Рядом с Пантелеевым, стол к столу, сидела Елена Дмитриевна Черных – женщина строгая, всегда носившая черный костюм, в прошлом красивая полька, да и теперь еще не лишенная привлекательности. Глаза у нее карие с матовой вечной печалью; мальчишеская прическа – массивная челка густых черных волос прикрывает высокий лоб, у затылка, к самому воротничку, волосы сходят на нет, завершая форму круглой красивой головки. Ей сорок лет, но я из своего глубокого угла в задней части комнаты вижу, как она в минуты усталости кокетливо и грациозно встряхивает головой, поводит плечами или привычным жестом белых холеных рук чуть касается прически.
Я, самый молодой из сотрудников, недавно пришел в редакцию, и, может быть, именно я внес некоторое оживление в царство редакционной скуки, побудил Елену Дмитриевну вспомнить давно прошедшее для нее время журналистской молодости, когда она, двадцатилетняя красавица, познакомилась в какой-то поездке с журналистом из «Правды» и затем вышла за него замуж. Но рок осудил ее на долгое одиночество: Смирнов вскоре умер, и теперь она каждую неделю ходила к нему на могилу на Введенском кладбище; глубокая печаль не сходила с ее лица вот уже много лет. Она любила мужа. Он, видимо, был ярким человеком, и теперь – я это чувствовал каждой клеткой – презрительно оглядывала мужчин, не находя в них ничего от своего кумира.

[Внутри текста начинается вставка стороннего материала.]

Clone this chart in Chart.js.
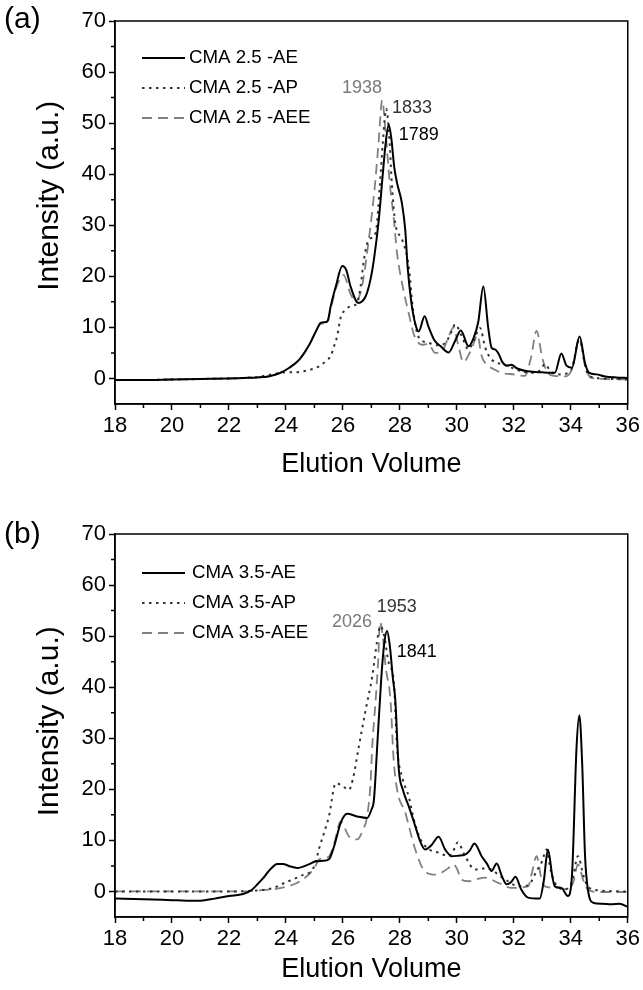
<!DOCTYPE html>
<html><head><meta charset="utf-8">
<script src="https://cdn.jsdelivr.net/npm/chart.js@4.4.0/dist/chart.umd.min.js"></script>
<style>
html,body{margin:0;padding:0;background:#fff;}
.wrap{position:absolute;left:0;width:643px;height:495px;}
</style></head><body>
<div class="wrap" style="top:0"><canvas id="ca" width="643" height="495"></canvas></div>
<div class="wrap" style="top:495px"><canvas id="cb" width="643" height="495"></canvas></div>
<script>
const FONT = "'Liberation Sans', Arial, Helvetica, sans-serif";

// tick values
const xTickValues = [18,20,22,24,26,28,30,32,34,36];
const xMinorTicks = [19,21,23,25,27,29,31,33,35];
const yTickValues = [0,10,20,30,40,50,60,70];
const yMinorTicks = [5,15,25,35,45,55,65];

// ---------- panel (a) ----------
const labelsA = ['CMA 2.5 -AE','CMA 2.5 -AP','CMA 2.5 -AEE'];
const aeTopX = [18,19,20,21,22,22.5,23,23.42,23.8,24.12,24.47,24.82,25.05,25.22,25.35,25.46,25.57,25.75,25.98,26.12,26.27,26.54,26.8,26.97,27.09,27.26,27.4,27.5,27.61,27.7,27.8,27.9,28.07,28.19,28.27,28.4,28.55,28.66,28.87,29.0,29.2,29.45,29.71,29.95,30.14,30.41,30.58,30.75,30.93,31.1,31.22,31.34,31.45,31.6,31.75,31.92,32.1,32.5,33.0,33.44,33.67,33.85,34.04,34.31,34.5,34.65,34.9,35.2,35.6,36];
const aeTopY = [-0.3,-0.3,-0.2,-0.1,0,0.1,0.2,0.45,1.1,2.1,3.7,6.6,9.2,10.9,11.0,11.2,14.1,18,22,21.2,18,14.8,16.1,19.4,23.3,31.1,40,46,49.7,47,41.5,38.3,34.4,29,22,15,10.5,9.2,12.2,10.2,7.6,6.2,5.1,7.5,9.4,6.3,7.8,11,18,10,6,5.7,5,3.2,2.5,2.7,2,1.4,1.2,1.1,4.9,2.5,2.1,8.2,3,1.1,0.8,0.4,0.2,0.1];
const apTopX = [18,19,20,21,22,22.5,23,23.5,24,24.3,24.7,25.17,25.4,25.57,25.7,25.8,25.92,26.1,26.3,26.5,26.62,26.74,26.91,27.15,27.3,27.4,27.52,27.62,27.72,27.84,28.08,28.31,28.45,28.6,28.75,29.0,29.3,29.6,29.8,29.94,30.17,30.41,30.6,30.81,31.0,31.22,31.69,32.2,32.62,32.9,33.1,33.3,33.6,34.0,34.3,34.55,34.8,35.5,36];
const apTopY = [-0.3,-0.3,-0.2,-0.1,0,0.1,0.3,0.8,1.2,1.2,1.5,2.4,3.4,4.4,6.5,8.3,11.9,13.5,14.2,14.8,18,23.3,27.2,28.5,38,46,52.8,48,38,30.4,27.2,22,14,9,7.5,7,6.5,7,9,10.6,8.3,5.7,7.5,9.9,6,3.7,2.7,1.5,1.1,1.5,2.8,1.3,0.8,1.5,7.5,1.5,0.2,-0.1,-0.2];
const aeeTopX = [18,19,20,21,22,22.5,23,23.42,23.8,24.12,24.47,24.82,25.05,25.22,25.35,25.46,25.57,25.75,26.02,26.27,26.45,26.65,26.91,27.12,27.25,27.38,27.5,27.65,27.79,27.9,28.1,28.3,28.5,28.78,29.0,29.24,29.5,29.7,29.88,30.05,30.23,30.45,30.6,30.72,30.87,31.0,31.3,31.57,32.0,32.39,32.6,32.8,33.0,33.15,33.44,33.8,34.05,34.3,34.5,34.72,35.2,36];
const aeeTopY = [-0.3,-0.3,-0.2,-0.1,0,0.1,0.2,0.45,1.1,2.1,3.7,6.6,9.2,10.7,10.8,11.0,13.5,17.5,20.3,16.5,15.2,17.5,27.2,37.6,46,54.5,48,38,31.1,24.6,18,13,8.5,6.6,6.8,5,5.5,8,10,6.5,3.2,5,7,8.5,4.4,3,1.8,1.1,0.8,0.5,4,9.3,4,1.5,0.5,0.4,2,8,2.5,0.1,-0.1,-0.2];
const notesA = ['1938','1833','1789'];
const notesAX = [25.97,27.72,27.96];
const notesAY = [55.9,52.0,46.7];

// ---------- panel (b) ----------
const labelsB = ['CMA 3.5-AE','CMA 3.5-AP','CMA 3.5-AEE'];
const aeBotX = [18,19,20,20.5,21,21.5,22,22.5,22.8,23,23.2,23.4,23.7,23.9,24.1,24.4,24.8,25.05,25.3,25.51,25.7,25.92,26.15,26.5,26.85,27.0,27.09,27.2,27.35,27.45,27.55,27.65,27.75,27.84,27.96,28.1,28.31,28.54,28.7,28.89,29.1,29.36,29.59,29.82,30.05,30.29,30.45,30.62,30.87,31.05,31.22,31.4,31.58,31.75,31.9,32.06,32.25,32.5,32.91,33.05,33.2,33.35,33.44,33.67,33.9,34.05,34.2,34.3,34.4,34.5,34.6,34.78,35.1,35.42,35.71,36];
const aeBotY = [-1.4,-1.5,-1.7,-1.8,-1.8,-1.4,-0.9,-0.5,0.3,1.4,2.6,4,5.4,5.4,5.0,4.6,5.3,5.9,6.0,6.3,9,13.4,15.2,14.7,14.4,16,18,28,42,48.5,51,48,42,37.5,24,20,16.7,12.8,10,8.2,9,10.7,8.2,6.9,7.0,7.2,8,9.4,6.9,5.5,4.0,5.5,3,1.4,1.8,2.9,0.5,-1.2,-1.4,2,8.2,3,1.0,0.7,-0.9,4,28,34.5,25,7,0.4,-2.2,-2.4,-2.5,-2.4,-3];
const apBotX = [18,20,22,22.7,23.5,24,24.5,25,25.17,25.34,25.51,25.75,25.95,26.21,26.35,26.56,26.8,27.03,27.2,27.32,27.45,27.6,27.79,27.9,28.1,28.31,28.49,28.7,28.89,29.1,29.36,29.71,29.88,30.03,30.29,30.64,30.9,31.22,31.45,31.8,32.16,32.5,32.8,33.0,33.14,33.3,33.44,33.79,34.05,34.25,34.45,34.6,35,36];
const apBotY = [0,0,0,0.1,0.6,1.8,3,5,8.5,11.5,14.7,21.2,20.8,19.9,22,28.4,35.6,42.1,49,52,50,45,40.8,28.4,22,18.6,14.1,10.5,8.9,8,7.6,6.9,8,9.6,6.9,4.3,4.5,4.3,3.3,2,1.0,1.2,4,6,8.2,4,1.7,0.4,2,6.9,3,1.0,0.2,0];
const aeeBotX = [18,20,22,22.5,23,23.5,24,24.5,25,25.17,25.5,25.7,25.92,26.21,26.5,26.7,26.85,26.97,27.03,27.15,27.24,27.3,27.4,27.5,27.67,27.78,27.9,28.19,28.54,28.83,29.24,29.5,29.71,29.88,30.0,30.17,30.41,30.7,30.99,31.45,31.92,32.5,32.65,32.8,32.95,33.09,33.55,33.9,34.1,34.25,34.45,34.6,35,36];
const aeeBotY = [0,0,0,0,0.2,0.4,0.9,2,4.6,6.3,6.8,9.5,13.7,10.8,10.2,12,14.7,21.2,28.4,37.5,45.4,52.8,50,44,37.5,26,20,15.4,8.2,4.3,3.3,3.8,4.6,5.3,4.5,2.3,2.0,2.4,2.7,1.7,0.7,1.0,4,6.9,3,1.0,0.7,0.4,2,5.3,2,0.4,-0.1,-0.1];
const notesB = ['2026','1953','1841'];
const notesBX = [25.62,27.19,27.89];
const notesBY = [51.8,54.75,45.95];

// ---------- styles ----------
const seriesStyles = [
  {color:'#000000', width:2,   dash:[]},
  {color:'#333333', width:2,   dash:[2.5,4.5]},
  {color:'#808080', width:1.8, dash:[10,6]}
];
const noteColors = ['#7a7a7a','#333333','#000000'];

function pts(xs, ys){ return xs.map((v,i)=>({x:v, y:ys[i]})); }

function decorPlugin(cfg){
  return {
    id:'decor',
    afterDraw(chart){
      const {ctx, chartArea:a, scales:{x, y}} = chart;
      ctx.save();
      ctx.strokeStyle = '#000'; ctx.lineWidth = 1.5; ctx.setLineDash([]);
      ctx.strokeRect(a.left, a.top, a.right - a.left, a.bottom - a.top);
      ctx.beginPath();
      xMinorTicks.forEach(v => { const p = x.getPixelForValue(v); ctx.moveTo(p, a.bottom); ctx.lineTo(p, a.bottom + 4); });
      yMinorTicks.forEach(v => { const p = y.getPixelForValue(v); ctx.moveTo(a.left, p); ctx.lineTo(a.left - 4, p); });
      ctx.stroke();
      // legend
      ctx.font = '18.7px ' + FONT; ctx.textBaseline = 'middle'; ctx.textAlign = 'left';
      chart.data.datasets.forEach((ds, i) => {
        const yy = a.top + cfg.legendTop + i * 30;
        ctx.save();
        ctx.strokeStyle = ds.borderColor; ctx.lineWidth = ds.borderWidth; ctx.setLineDash(ds.borderDash || []);
        ctx.beginPath(); ctx.moveTo(a.left + 27, yy); ctx.lineTo(a.left + 70, yy); ctx.stroke();
        ctx.restore();
        ctx.fillStyle = '#000';
        ctx.fillText(ds.label, a.left + cfg.legendTextX, yy);
      });
      // peak annotations
      ctx.font = '18px ' + FONT;
      ctx.textBaseline = 'alphabetic';
      cfg.notes.forEach((t, i) => {
        ctx.fillStyle = noteColors[i];
        ctx.fillText(t, x.getPixelForValue(cfg.notesX[i]), y.getPixelForValue(cfg.notesY[i]));
      });
      // panel letter
      ctx.font = '30px ' + FONT; ctx.textBaseline = 'middle'; ctx.fillStyle = '#000';
      ctx.fillText(cfg.panel, 4, cfg.panelY);
      ctx.restore();
    }
  };
}

function makeChart(id, cfg){
  return new Chart(document.getElementById(id), {
    type:'line',
    data:{ datasets: cfg.series.map((s, i) => ({
      label: cfg.labels[i],
      data: pts(s[0], s[1]),
      borderColor: seriesStyles[i].color,
      borderWidth: seriesStyles[i].width,
      borderDash: seriesStyles[i].dash,
      pointRadius: 0, fill: false,
      cubicInterpolationMode: 'monotone'
    }))},
    options:{
      responsive:false, animation:false, events:[],
      layout:{ padding:{ left:0, right:13, top:cfg.top, bottom:0 } },
      plugins:{ legend:{display:false}, tooltip:{enabled:false} },
      scales:{
        x:{
          type:'linear', min:18, max:36,
          afterBuildTicks: s => { s.ticks = xTickValues.map(v => ({value:v})); },
          afterFit: s => { s.height = cfg.xAxisHeight; },
          grid:{ drawOnChartArea:false, drawTicks:true, tickLength:6, tickColor:'#000', tickWidth:1.5 },
          border:{ display:true, color:'#000', width:1.5 },
          ticks:{ color:'#000', font:{family:FONT, size:22}, padding:3, maxRotation:0, autoSkip:false },
          title:{ display:true, text:'Elution Volume', color:'#000', font:{family:FONT, size:27}, padding:{top:0, bottom:cfg.xTitlePad} }
        },
        y:{
          type:'linear', min:-5, max:70,
          afterBuildTicks: s => { s.ticks = yTickValues.map(v => ({value:v})); },
          afterFit: s => { s.width = 115; },
          grid:{ drawOnChartArea:false, drawTicks:true, tickLength:6, tickColor:'#000', tickWidth:1.5 },
          border:{ display:true, color:'#000', width:1.5 },
          ticks:{ color:'#000', font:{family:FONT, size:22}, padding:3 },
          title:{ display:true, text:cfg.yTitle, color:'#000', font:{family:FONT, size:30}, padding:{top:32, bottom:0} }
        }
      }
    },
    plugins:[decorPlugin(cfg)]
  });
}

makeChart('ca', {
  labels: labelsA,
  series: [[aeTopX, aeTopY],[apTopX, apTopY],[aeeTopX, aeeTopY]],
  notes: notesA, notesX: notesAX, notesY: notesAY,
  top: 21, xAxisHeight: 91, xTitlePad: 14,
  yTitle: '    Intensity (a.u.)',
  legendTop: 37, legendTextX: 74,
  panel: '(a)', panelY: 20
});
makeChart('cb', {
  labels: labelsB,
  series: [[aeBotX, aeBotY],[apBotX, apBotY],[aeeBotX, aeeBotY]],
  notes: notesB, notesX: notesBX, notesY: notesBY,
  top: 39, xAxisHeight: 73, xTitlePad: 4,
  yTitle: ' Intensity (a.u.)',
  legendTop: 39, legendTextX: 77,
  panel: '(b)', panelY: 40
});
</script>
</body></html>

С Пантелеевым она была в давней и глухой ссоре, меня исподволь изучала, а четвертого обитателя нашей комнаты откровенно презирала. Это был Семен Борисович Розенберг – заместитель заведующего отдела и старший по возрасту. Ему было пятьдесят четыре года. Елена Дмитриевна никогда не заговаривала с ним и редко смотрела в его сторону, а если и взглядывала, то поверх него, куда-то в дальний угол.
Невысокого роста еврей, грузный, тяжелый, с львиной, начинавшей седеть головой, Розенберг вначале долго и пристально ощупывал вас выпуклыми цвета пережженного кирпича глазами, а потом говорил: «Я вам даю статью, ее надо обработать». И еще долго стоял перед вами, листал статью, будто она ему очень нравилась, была для него дорогой, и если он с ней расставался на время, то делал это ради особого расположения к вам.